AAU decided to put their educational mission into practice. Charter schools are independent public schools, designed and run by groups of parents, educators and community leaders but funded by taxpayers. School organizers such as Gym and AAU founding member Deborah Wei, believed Chinatown children, especially those from low-income families, had a right to free education within their own neighborhood. They also said immigrant parents and students deserve culturally sensitive teachers and administrators who want to retain ethnic culture.

“If they don’t get the skills and knowledge they need, our communities are screwed in the future,” Wei says. “This is a long-term investment in human resources in our community.”

AAU envisions the school as a multiracial, multicultural school, drawing from students citywide, not only from Chinatown. School organizers expect 286 kindergarten through fifth grade students with an estimated $1.8 million budget. Within four years, they hope to grow to 436 students and go up to 8th grade classes. The school will emphasize community, family, intergenerational relationships and learning passed-down cultural traditions from authentic sources — for example, a Cambodian court dancer who survived the killing fields or an black gardener who practices “heritage gardening,” the retaining of seeds from her enslaved ancestors.

The school will cater to Philadelphia’s booming immigrant population. From 2000 to 2003 alone, 19,000 new immigrants moved to the city. Philadelphia’s Chinatown in particular has experienced a dramatic population increase in recent years, but still remains without recreation centers, public playgrounds or parks. “The lack of public services there are the same as a century ago,” Gym said.
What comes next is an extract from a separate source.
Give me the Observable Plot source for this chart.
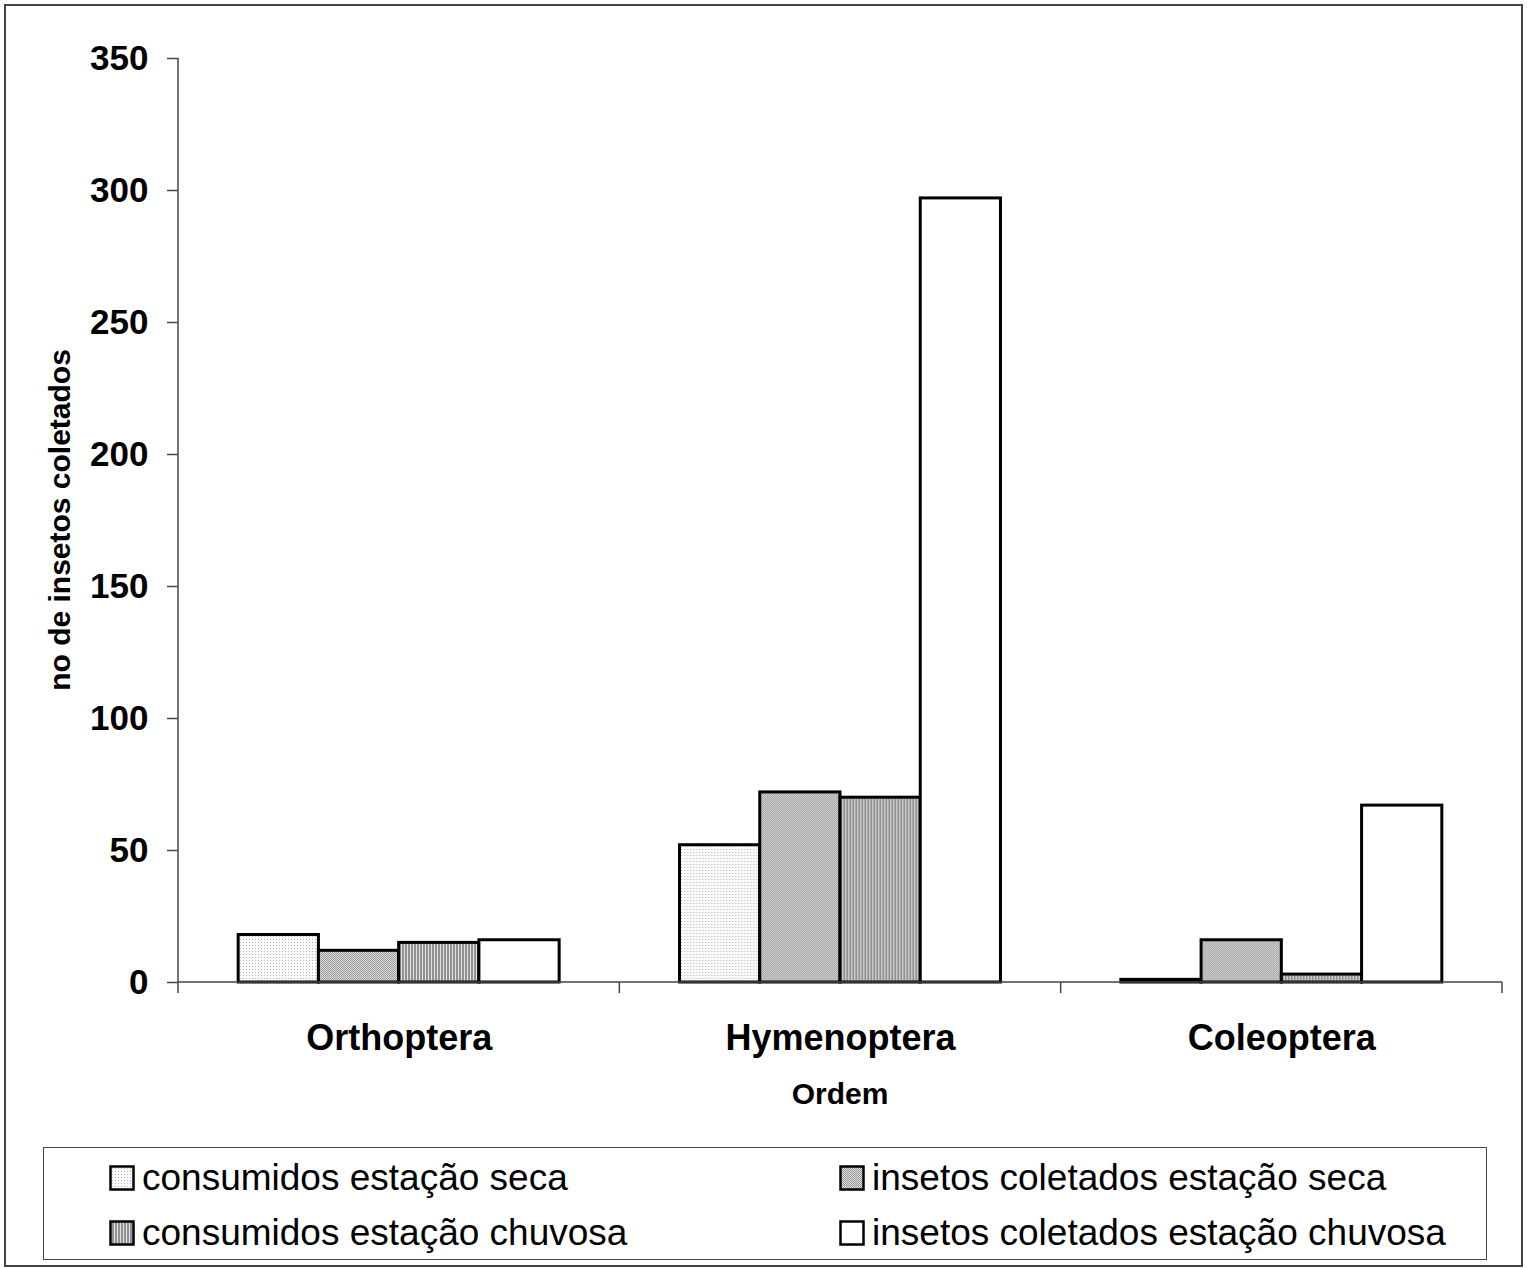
<!DOCTYPE html>
<html><head><meta charset="utf-8">
<script src="https://cdn.jsdelivr.net/npm/d3@7"></script>
<script src="https://cdn.jsdelivr.net/npm/@observablehq/plot@0.6"></script>
<style>
body{margin:0;background:#fff;font-family:"Liberation Sans",Arial,sans-serif;}
#frame{position:absolute;left:4px;top:4px;width:1519px;height:1263px;border:2px solid #444;box-sizing:border-box;}
#chart{position:absolute;left:0;top:0;}
#legend{position:absolute;left:43px;top:1147px;width:1444px;height:113px;border:1.5px solid #444;box-sizing:border-box;}
.item{position:absolute;display:flex;align-items:center;font-size:37px;white-space:nowrap;color:#000;}
.item svg{margin-right:7px;}
</style></head>
<body>
<svg width="0" height="0" style="position:absolute">
  <defs>
    <pattern id="pDots" width="3" height="3" patternUnits="userSpaceOnUse">
      <rect width="3" height="3" fill="#fafafa"/>
      <rect width="1" height="1" fill="#b4b4b4"/>
    </pattern>
    <pattern id="pCheck" width="2" height="2" patternUnits="userSpaceOnUse">
      <rect width="2" height="2" fill="#dcdcdc"/>
      <rect width="1" height="1" fill="#9a9a9a"/>
      <rect x="1" y="1" width="1" height="1" fill="#9a9a9a"/>
    </pattern>
    <pattern id="pStripes" width="3" height="3" patternUnits="userSpaceOnUse">
      <rect width="3" height="3" fill="#e2e2e2"/>
      <rect width="2" height="3" fill="#919191"/>
    </pattern>
  </defs>
</svg>
<div id="frame"></div>
<div id="chart"></div>
<div id="legend"></div>
<script>
const categories = ["Orthoptera", "Hymenoptera", "Coleoptera"];
const seriesNames = ["consumidos estação seca", "insetos coletados estação seca", "consumidos estação chuvosa", "insetos coletados estação chuvosa"];
const consumidosSeca = [18, 52, 1];
const coletadosSeca = [12, 72, 16];
const consumidosChuvosa = [15, 70, 3];
const coletadosChuvosa = [16, 297, 67];
const yTicks = [0, 50, 100, 150, 200, 250, 300, 350];
const patternUrls = ["url(#pDots)", "url(#pCheck)", "url(#pStripes)", "#ffffff"];
const yTitle = "no de insetos coletados";
const xTitle = "Ordem";

const seriesValues = [consumidosSeca, coletadosSeca, consumidosChuvosa, coletadosChuvosa];
const data = [];
categories.forEach((c, i) => seriesNames.forEach((s, j) => data.push({cat: c, series: s, value: seriesValues[j][i]})));

const plot = Plot.plot({
  width: 1527, height: 1140,
  marginLeft: 178, marginRight: 25, marginTop: 58, marginBottom: 158,
  style: {fontFamily: "Liberation Sans, Arial, sans-serif", background: "transparent", overflow: "visible"},
  fx: {domain: categories, padding: 0, round: false},
  x: {domain: seriesNames, paddingInner: 0, paddingOuter: 0.75, round: false, axis: null},
  y: {domain: [0, 350]},
  color: {domain: seriesNames, range: patternUrls},
  marks: [
    Plot.axisY({ticks: yTicks, tickSize: 11, tickPadding: 19, fontSize: 35, fontWeight: "bold", label: null, stroke: "#444", strokeWidth: 1.5, fill: "#000", tickFormat: d => String(d)}),
    Plot.axisFx({anchor: "bottom", tickSize: 0, tickPadding: 42, fontSize: 36, fontWeight: "bold", label: null, fill: "#000"}),
    Plot.barY(data, {fx: "cat", x: "series", y: "value", fill: "series", stroke: "#000", strokeWidth: 3})
  ]
});
document.getElementById("chart").appendChild(plot);

// axis lines, category boundary ticks and titles, placed with the plot's scales
const fx = plot.scale("fx"), y = plot.scale("y");
const fxPos = c => fx.apply(c);
const bw = fx.bandwidth;
const xLeft = fxPos(categories[0]);
const xRight = fxPos(categories[categories.length - 1]) + bw;
const y0 = y.apply(0), yTop = y.apply(350);
const svg = d3.select(plot);
const g = svg.append("g").attr("stroke", "#444").attr("stroke-width", 1.5);
g.append("line").attr("x1", xLeft).attr("x2", xLeft).attr("y1", yTop).attr("y2", y0 + 11);
g.append("line").attr("x1", xLeft).attr("x2", xRight).attr("y1", y0).attr("y2", y0);
categories.forEach(c => {
  const xr = fxPos(c) + bw;
  g.append("line").attr("x1", xr).attr("x2", xr).attr("y1", y0).attr("y2", y0 + 11);
});
svg.append("text").attr("transform", `translate(70,${(yTop + y0) / 2}) rotate(-90)`)
  .attr("text-anchor", "middle").attr("font-size", 30).attr("font-weight", "bold").attr("fill", "#000").text(yTitle);
svg.append("text").attr("x", (xLeft + xRight) / 2).attr("y", 1104)
  .attr("text-anchor", "middle").attr("font-size", 30).attr("font-weight", "bold").attr("fill", "#000").text(xTitle);

// legend
const legend = document.getElementById("legend");
const pos = [[65, 9], [795, 9], [65, 64], [795, 64]];
seriesNames.forEach((s, i) => {
  const d = document.createElement("div");
  d.className = "item";
  d.style.left = pos[i][0] + "px";
  d.style.top = pos[i][1] + "px";
  d.innerHTML = `<svg width="26" height="26"><rect x="1.5" y="1.5" width="23" height="23" fill="${patternUrls[i]}" stroke="#000" stroke-width="2.5"/></svg><span></span>`;
  d.querySelector("span").textContent = s;
  legend.appendChild(d);
});
</script>
</body></html>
AAU plans met stiff opposition from those who said the area was already well-served by McCall Elementary School, where Chinatown schoolchildren are bussed to 1.4 miles away, and Holy Redeemer, a tuition-funded Catholic school. In a Philadelphia Inquirer op-ed, John W. Chin, executive director of the Philadelphia Chinatown Development Corporation, wrote that increased competition for Chinatown’s 300 school-aged children “could weaken existing educational institutions … and create inefficiencies and duplicate services.” “When you look at the numbers, you scratch your head,” Chin wrote. “It comes down to simple business models. Is there enough demand to meet supply?”

“We know that Chinatowns are hubs for social activities, but instead of forcing parents to bus their kids, … it would be more fair to implement these programs in the neighborhoods they live in,” Chin wrote, saying a new school might work better in northeast or south Philadelphia, which have large and underserved Asian populations.
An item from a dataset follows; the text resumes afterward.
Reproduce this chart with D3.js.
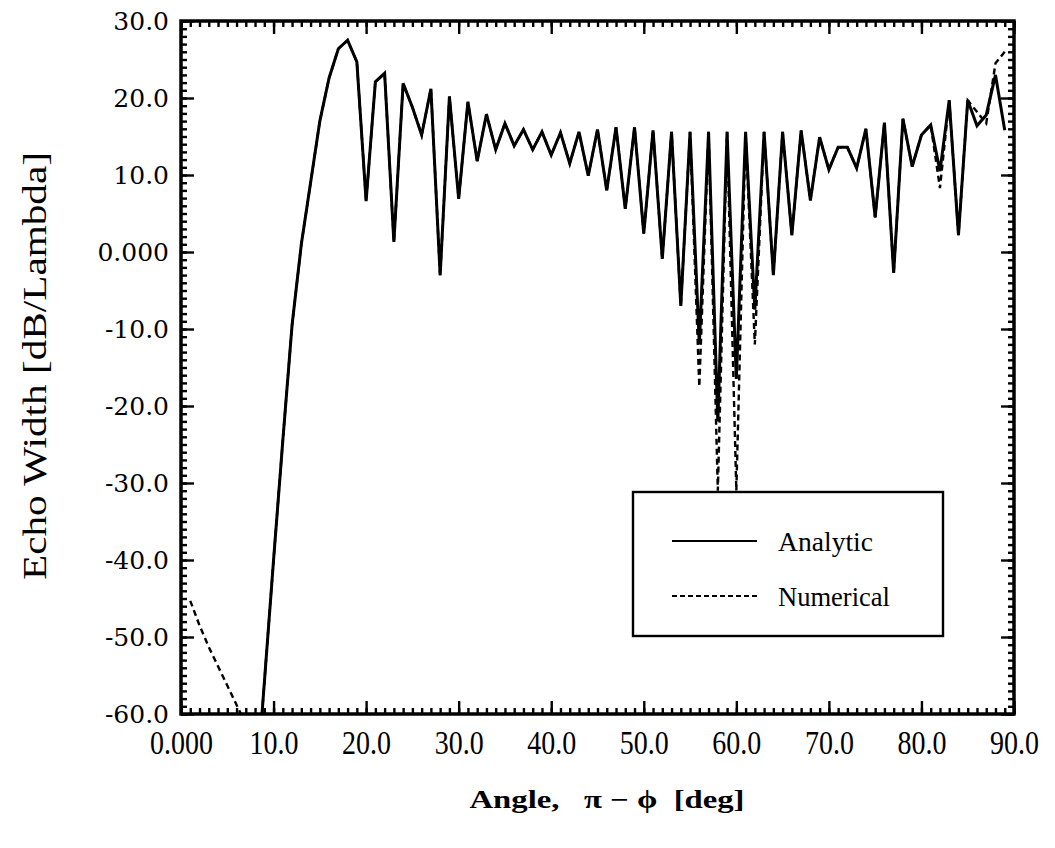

Some critics also felt AAU would have too much influence on future students. One Chinatown resident told the Philadelphia Inquirer that parents were “concerned that their children will be indoctrinated in an ideology of protest.”

Wei laughed off the criticism. “We intend to indoctrinate our children with critical thinking and literacy and high academic standards,” she said.

With 95 percent of the Chinatown family associations and more than 1,500 letters supporting the school, Philadelphia’s School Reform Commission eventually approved school plans.

“Is there a different way to develop the community besides property value and real estate?” Gym asks. “Can a public school revitalize a community?” Gym sees the school as an alternative model to the development and gentrification going on in the struggling neighborhood.

He points to Chinatowns in New York, San Francisco and Los Angeles that “are stronger and richer and more vibrant communities because they have [their own] schools that nurture the children, where people feel comfortable knowing there’s a school responsive to their needs,” she said.

The presence of the school may also stop the flood of Chinatown families relocating to areas with better schools, according to University of Massachusetts professor Andrew Leong, a consultant for AAU. “Why not just resolve the issue of improving the school system in the current places where we live in lieu of moving to a new system?” Leong asked. “It’s an investment in that community. It’s not about running away when there are problems.”

Some charter school supporters had reservations about the Chinatown location. “I’m not sure I’m 100 percent supportive of a charter school that is deep in the heart of Chinatown,” said Thoai Nguyen, executive director of Philadelphia’s Southeast Asian Mutual Assistant Association Coalition and former AAU board member.

Nguyen thinks other locations may have been more appropriate and more accessible to a wider community of immigrants. Chinatown also invites an assumption that the school is Chinese-focused. “You can’t please everyone, but having it in Chinatown makes a very strong statement of association and even learning,” he said.

Nevertheless, for Nguyen, supporting the school was a “no-brainer.” “If there were 10 other charter schools that served that population, I would say no, but last time I counted there were zero,” he said.

Nguyen and others are also concerned that the Philadelphia Asian American community has lost an advocate with AAU consumed in running the charter school. “I’m worried they will have less of an impact in reconfiguring the system now that they are part of the system,” he said.

But others may follow AAU’s example. Multicultural alternative schools and curricula may become a trend in cities across the country, according to Leong. “They’re really way ahead of everyone else,” he said. “Not many people talk about multiculturalism in the 21st century — they’re dealing with it on the grade school level.”

“Parents can see which system will fit their own values better. Competition is better for the consumer,” Leong adds.